- [TASK] All the data below goes into the copy word for word, but the pictures don't.

....

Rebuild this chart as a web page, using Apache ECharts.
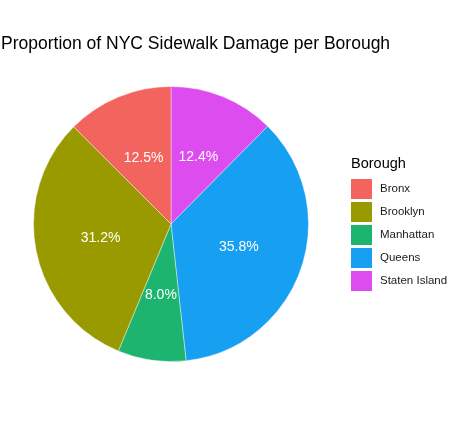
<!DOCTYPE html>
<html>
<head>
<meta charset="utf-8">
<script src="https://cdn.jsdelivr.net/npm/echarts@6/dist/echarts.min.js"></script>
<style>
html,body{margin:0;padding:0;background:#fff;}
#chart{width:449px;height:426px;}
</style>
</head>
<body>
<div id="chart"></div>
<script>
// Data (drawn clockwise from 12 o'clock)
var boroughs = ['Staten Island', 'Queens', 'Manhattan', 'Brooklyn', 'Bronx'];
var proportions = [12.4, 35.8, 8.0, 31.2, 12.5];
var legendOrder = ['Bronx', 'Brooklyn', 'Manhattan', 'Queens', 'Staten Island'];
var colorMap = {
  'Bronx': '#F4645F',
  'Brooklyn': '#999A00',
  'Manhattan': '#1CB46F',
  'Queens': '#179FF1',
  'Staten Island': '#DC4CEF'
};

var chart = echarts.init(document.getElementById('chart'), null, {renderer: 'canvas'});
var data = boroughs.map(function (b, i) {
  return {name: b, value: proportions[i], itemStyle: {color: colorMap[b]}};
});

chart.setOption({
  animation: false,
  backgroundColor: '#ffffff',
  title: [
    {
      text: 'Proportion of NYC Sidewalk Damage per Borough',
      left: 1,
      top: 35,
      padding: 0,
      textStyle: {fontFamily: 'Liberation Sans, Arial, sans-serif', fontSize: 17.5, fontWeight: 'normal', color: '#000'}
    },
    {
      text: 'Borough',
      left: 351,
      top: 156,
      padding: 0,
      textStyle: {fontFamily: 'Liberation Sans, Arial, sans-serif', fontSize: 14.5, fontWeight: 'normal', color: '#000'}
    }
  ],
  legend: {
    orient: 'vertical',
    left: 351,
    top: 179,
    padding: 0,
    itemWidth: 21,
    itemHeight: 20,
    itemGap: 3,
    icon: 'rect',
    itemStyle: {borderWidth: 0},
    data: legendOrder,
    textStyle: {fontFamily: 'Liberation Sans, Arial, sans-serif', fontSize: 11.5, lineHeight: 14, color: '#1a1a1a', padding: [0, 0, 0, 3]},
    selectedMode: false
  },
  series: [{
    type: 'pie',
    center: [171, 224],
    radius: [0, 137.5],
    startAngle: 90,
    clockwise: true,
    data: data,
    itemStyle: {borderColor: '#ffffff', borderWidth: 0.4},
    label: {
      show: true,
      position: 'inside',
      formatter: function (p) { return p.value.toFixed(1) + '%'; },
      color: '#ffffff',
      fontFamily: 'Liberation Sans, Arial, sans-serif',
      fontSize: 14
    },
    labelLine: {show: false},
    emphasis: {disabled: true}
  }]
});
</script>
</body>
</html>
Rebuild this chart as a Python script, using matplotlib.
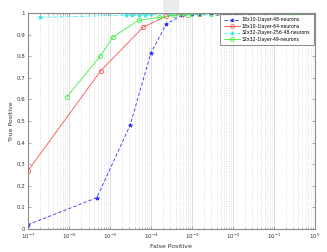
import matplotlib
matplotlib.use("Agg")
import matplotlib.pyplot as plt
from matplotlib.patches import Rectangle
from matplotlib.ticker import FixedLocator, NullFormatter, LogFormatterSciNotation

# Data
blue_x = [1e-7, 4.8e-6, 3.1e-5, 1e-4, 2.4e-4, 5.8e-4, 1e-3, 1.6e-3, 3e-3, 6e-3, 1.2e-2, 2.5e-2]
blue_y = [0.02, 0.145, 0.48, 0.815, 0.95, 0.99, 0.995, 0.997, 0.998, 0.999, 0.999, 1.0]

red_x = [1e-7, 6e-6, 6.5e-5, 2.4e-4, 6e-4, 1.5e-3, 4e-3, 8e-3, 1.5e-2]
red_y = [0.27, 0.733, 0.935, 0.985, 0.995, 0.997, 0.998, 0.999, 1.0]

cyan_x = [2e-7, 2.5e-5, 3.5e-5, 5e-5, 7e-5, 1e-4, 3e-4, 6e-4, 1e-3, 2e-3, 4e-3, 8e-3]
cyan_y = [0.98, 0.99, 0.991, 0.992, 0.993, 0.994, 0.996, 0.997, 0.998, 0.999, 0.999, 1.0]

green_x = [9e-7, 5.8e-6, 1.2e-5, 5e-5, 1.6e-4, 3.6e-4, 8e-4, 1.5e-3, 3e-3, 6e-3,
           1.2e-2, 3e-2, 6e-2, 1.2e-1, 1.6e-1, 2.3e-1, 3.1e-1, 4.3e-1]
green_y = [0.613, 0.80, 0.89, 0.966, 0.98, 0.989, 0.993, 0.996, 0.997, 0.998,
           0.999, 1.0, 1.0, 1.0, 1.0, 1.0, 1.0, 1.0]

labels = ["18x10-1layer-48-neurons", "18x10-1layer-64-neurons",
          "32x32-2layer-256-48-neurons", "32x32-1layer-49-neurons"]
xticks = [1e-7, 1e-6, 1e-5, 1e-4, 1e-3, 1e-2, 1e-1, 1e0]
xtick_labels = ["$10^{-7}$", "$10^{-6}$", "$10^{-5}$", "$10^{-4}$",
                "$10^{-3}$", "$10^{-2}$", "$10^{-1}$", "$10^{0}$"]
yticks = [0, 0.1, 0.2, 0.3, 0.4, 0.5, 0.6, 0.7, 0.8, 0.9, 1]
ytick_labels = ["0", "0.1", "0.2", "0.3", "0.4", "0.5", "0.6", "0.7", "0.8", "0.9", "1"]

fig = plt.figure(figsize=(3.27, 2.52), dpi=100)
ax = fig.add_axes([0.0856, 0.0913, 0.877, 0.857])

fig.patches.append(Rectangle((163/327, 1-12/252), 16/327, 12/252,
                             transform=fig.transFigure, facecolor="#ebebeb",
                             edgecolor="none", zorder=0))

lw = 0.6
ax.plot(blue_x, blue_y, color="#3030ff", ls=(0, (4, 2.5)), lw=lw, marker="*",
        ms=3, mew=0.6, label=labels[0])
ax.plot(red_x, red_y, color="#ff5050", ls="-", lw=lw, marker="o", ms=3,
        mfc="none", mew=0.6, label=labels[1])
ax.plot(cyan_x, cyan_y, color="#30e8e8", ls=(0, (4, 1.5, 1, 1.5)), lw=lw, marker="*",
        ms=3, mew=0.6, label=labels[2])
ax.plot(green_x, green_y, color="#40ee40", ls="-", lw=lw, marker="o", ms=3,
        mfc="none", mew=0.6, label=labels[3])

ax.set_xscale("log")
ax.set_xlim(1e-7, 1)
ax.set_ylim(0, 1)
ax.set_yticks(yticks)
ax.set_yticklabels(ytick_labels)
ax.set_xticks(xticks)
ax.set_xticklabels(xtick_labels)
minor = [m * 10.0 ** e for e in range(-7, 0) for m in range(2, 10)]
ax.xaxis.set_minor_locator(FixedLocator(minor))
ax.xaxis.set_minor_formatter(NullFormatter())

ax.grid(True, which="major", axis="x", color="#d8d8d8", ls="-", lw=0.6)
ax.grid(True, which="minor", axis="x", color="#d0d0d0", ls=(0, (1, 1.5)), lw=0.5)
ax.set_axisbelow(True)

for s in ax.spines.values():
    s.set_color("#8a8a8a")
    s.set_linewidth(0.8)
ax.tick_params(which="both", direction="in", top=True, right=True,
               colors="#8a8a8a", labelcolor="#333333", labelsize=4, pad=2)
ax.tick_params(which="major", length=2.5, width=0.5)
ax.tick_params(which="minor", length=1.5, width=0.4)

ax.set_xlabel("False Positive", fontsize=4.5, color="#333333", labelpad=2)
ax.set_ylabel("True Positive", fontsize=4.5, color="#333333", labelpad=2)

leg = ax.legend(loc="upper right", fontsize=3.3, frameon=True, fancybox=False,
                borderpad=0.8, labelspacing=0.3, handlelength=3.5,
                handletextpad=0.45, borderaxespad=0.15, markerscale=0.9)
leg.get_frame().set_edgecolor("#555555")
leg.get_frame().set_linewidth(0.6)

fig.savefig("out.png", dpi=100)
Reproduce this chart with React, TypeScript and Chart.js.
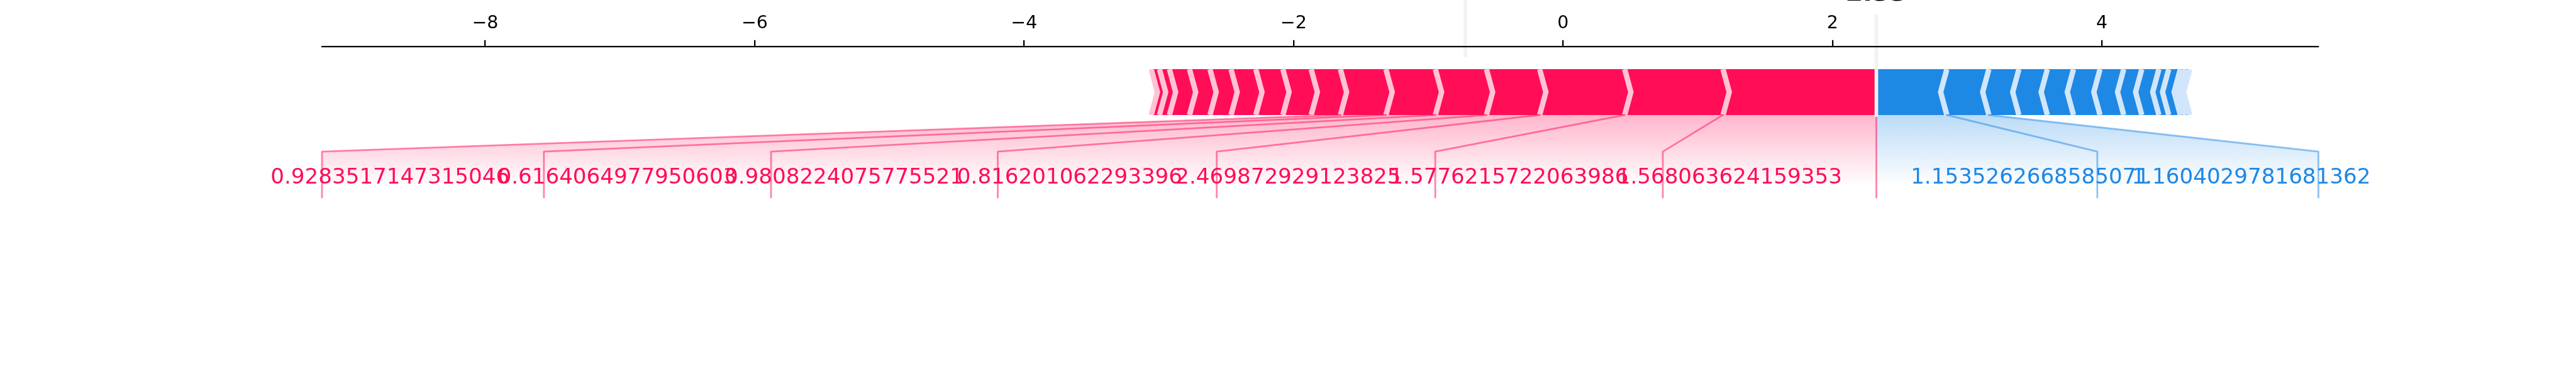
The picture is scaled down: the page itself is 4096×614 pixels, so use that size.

....

- [SOLVED EXERCISE]
Rebuild this chart as a web page, using Apache ECharts.
<!DOCTYPE html>
<html>
<head>
<meta charset="utf-8">
<script src="https://cdn.jsdelivr.net/npm/echarts@6/dist/echarts.min.js"></script>
<style>
html,body{margin:0;padding:0;background:#fff;}
#chart{width:449px;height:426px;}
</style>
</head>
<body>
<div id="chart"></div>
<script>
// Data (drawn clockwise from 12 o'clock)
var boroughs = ['Staten Island', 'Queens', 'Manhattan', 'Brooklyn', 'Bronx'];
var proportions = [12.4, 35.8, 8.0, 31.2, 12.5];
var legendOrder = ['Bronx', 'Brooklyn', 'Manhattan', 'Queens', 'Staten Island'];
var colorMap = {
  'Bronx': '#F4645F',
  'Brooklyn': '#999A00',
  'Manhattan': '#1CB46F',
  'Queens': '#179FF1',
  'Staten Island': '#DC4CEF'
};

var chart = echarts.init(document.getElementById('chart'), null, {renderer: 'canvas'});
var data = boroughs.map(function (b, i) {
  return {name: b, value: proportions[i], itemStyle: {color: colorMap[b]}};
});

chart.setOption({
  animation: false,
  backgroundColor: '#ffffff',
  title: [
    {
      text: 'Proportion of NYC Sidewalk Damage per Borough',
      left: 1,
      top: 35,
      padding: 0,
      textStyle: {fontFamily: 'Liberation Sans, Arial, sans-serif', fontSize: 17.5, fontWeight: 'normal', color: '#000'}
    },
    {
      text: 'Borough',
      left: 351,
      top: 156,
      padding: 0,
      textStyle: {fontFamily: 'Liberation Sans, Arial, sans-serif', fontSize: 14.5, fontWeight: 'normal', color: '#000'}
    }
  ],
  legend: {
    orient: 'vertical',
    left: 351,
    top: 179,
    padding: 0,
    itemWidth: 21,
    itemHeight: 20,
    itemGap: 3,
    icon: 'rect',
    itemStyle: {borderWidth: 0},
    data: legendOrder,
    textStyle: {fontFamily: 'Liberation Sans, Arial, sans-serif', fontSize: 11.5, lineHeight: 14, color: '#1a1a1a', padding: [0, 0, 0, 3]},
    selectedMode: false
  },
  series: [{
    type: 'pie',
    center: [171, 224],
    radius: [0, 137.5],
    startAngle: 90,
    clockwise: true,
    data: data,
    itemStyle: {borderColor: '#ffffff', borderWidth: 0.4},
    label: {
      show: true,
      position: 'inside',
      formatter: function (p) { return p.value.toFixed(1) + '%'; },
      color: '#ffffff',
      fontFamily: 'Liberation Sans, Arial, sans-serif',
      fontSize: 14
    },
    labelLine: {show: false},
    emphasis: {disabled: true}
  }]
});
</script>
</body>
</html>
Rebuild this chart as a Python script, using matplotlib.
import matplotlib
matplotlib.use("Agg")
import matplotlib.pyplot as plt
from matplotlib.patches import Rectangle
from matplotlib.ticker import FixedLocator, NullFormatter, LogFormatterSciNotation

# Data
blue_x = [1e-7, 4.8e-6, 3.1e-5, 1e-4, 2.4e-4, 5.8e-4, 1e-3, 1.6e-3, 3e-3, 6e-3, 1.2e-2, 2.5e-2]
blue_y = [0.02, 0.145, 0.48, 0.815, 0.95, 0.99, 0.995, 0.997, 0.998, 0.999, 0.999, 1.0]

red_x = [1e-7, 6e-6, 6.5e-5, 2.4e-4, 6e-4, 1.5e-3, 4e-3, 8e-3, 1.5e-2]
red_y = [0.27, 0.733, 0.935, 0.985, 0.995, 0.997, 0.998, 0.999, 1.0]

cyan_x = [2e-7, 2.5e-5, 3.5e-5, 5e-5, 7e-5, 1e-4, 3e-4, 6e-4, 1e-3, 2e-3, 4e-3, 8e-3]
cyan_y = [0.98, 0.99, 0.991, 0.992, 0.993, 0.994, 0.996, 0.997, 0.998, 0.999, 0.999, 1.0]

green_x = [9e-7, 5.8e-6, 1.2e-5, 5e-5, 1.6e-4, 3.6e-4, 8e-4, 1.5e-3, 3e-3, 6e-3,
           1.2e-2, 3e-2, 6e-2, 1.2e-1, 1.6e-1, 2.3e-1, 3.1e-1, 4.3e-1]
green_y = [0.613, 0.80, 0.89, 0.966, 0.98, 0.989, 0.993, 0.996, 0.997, 0.998,
           0.999, 1.0, 1.0, 1.0, 1.0, 1.0, 1.0, 1.0]

labels = ["18x10-1layer-48-neurons", "18x10-1layer-64-neurons",
          "32x32-2layer-256-48-neurons", "32x32-1layer-49-neurons"]
xticks = [1e-7, 1e-6, 1e-5, 1e-4, 1e-3, 1e-2, 1e-1, 1e0]
xtick_labels = ["$10^{-7}$", "$10^{-6}$", "$10^{-5}$", "$10^{-4}$",
                "$10^{-3}$", "$10^{-2}$", "$10^{-1}$", "$10^{0}$"]
yticks = [0, 0.1, 0.2, 0.3, 0.4, 0.5, 0.6, 0.7, 0.8, 0.9, 1]
ytick_labels = ["0", "0.1", "0.2", "0.3", "0.4", "0.5", "0.6", "0.7", "0.8", "0.9", "1"]

fig = plt.figure(figsize=(3.27, 2.52), dpi=100)
ax = fig.add_axes([0.0856, 0.0913, 0.877, 0.857])

fig.patches.append(Rectangle((163/327, 1-12/252), 16/327, 12/252,
                             transform=fig.transFigure, facecolor="#ebebeb",
                             edgecolor="none", zorder=0))

lw = 0.6
ax.plot(blue_x, blue_y, color="#3030ff", ls=(0, (4, 2.5)), lw=lw, marker="*",
        ms=3, mew=0.6, label=labels[0])
ax.plot(red_x, red_y, color="#ff5050", ls="-", lw=lw, marker="o", ms=3,
        mfc="none", mew=0.6, label=labels[1])
ax.plot(cyan_x, cyan_y, color="#30e8e8", ls=(0, (4, 1.5, 1, 1.5)), lw=lw, marker="*",
        ms=3, mew=0.6, label=labels[2])
ax.plot(green_x, green_y, color="#40ee40", ls="-", lw=lw, marker="o", ms=3,
        mfc="none", mew=0.6, label=labels[3])

ax.set_xscale("log")
ax.set_xlim(1e-7, 1)
ax.set_ylim(0, 1)
ax.set_yticks(yticks)
ax.set_yticklabels(ytick_labels)
ax.set_xticks(xticks)
ax.set_xticklabels(xtick_labels)
minor = [m * 10.0 ** e for e in range(-7, 0) for m in range(2, 10)]
ax.xaxis.set_minor_locator(FixedLocator(minor))
ax.xaxis.set_minor_formatter(NullFormatter())

ax.grid(True, which="major", axis="x", color="#d8d8d8", ls="-", lw=0.6)
ax.grid(True, which="minor", axis="x", color="#d0d0d0", ls=(0, (1, 1.5)), lw=0.5)
ax.set_axisbelow(True)

for s in ax.spines.values():
    s.set_color("#8a8a8a")
    s.set_linewidth(0.8)
ax.tick_params(which="both", direction="in", top=True, right=True,
               colors="#8a8a8a", labelcolor="#333333", labelsize=4, pad=2)
ax.tick_params(which="major", length=2.5, width=0.5)
ax.tick_params(which="minor", length=1.5, width=0.4)

ax.set_xlabel("False Positive", fontsize=4.5, color="#333333", labelpad=2)
ax.set_ylabel("True Positive", fontsize=4.5, color="#333333", labelpad=2)

leg = ax.legend(loc="upper right", fontsize=3.3, frameon=True, fancybox=False,
                borderpad=0.8, labelspacing=0.3, handlelength=3.5,
                handletextpad=0.45, borderaxespad=0.15, markerscale=0.9)
leg.get_frame().set_edgecolor("#555555")
leg.get_frame().set_linewidth(0.6)

fig.savefig("out.png", dpi=100)
Reproduce this chart with React, TypeScript and Chart.js.
The picture is scaled down: the page itself is 4096×614 pixels, so use that size.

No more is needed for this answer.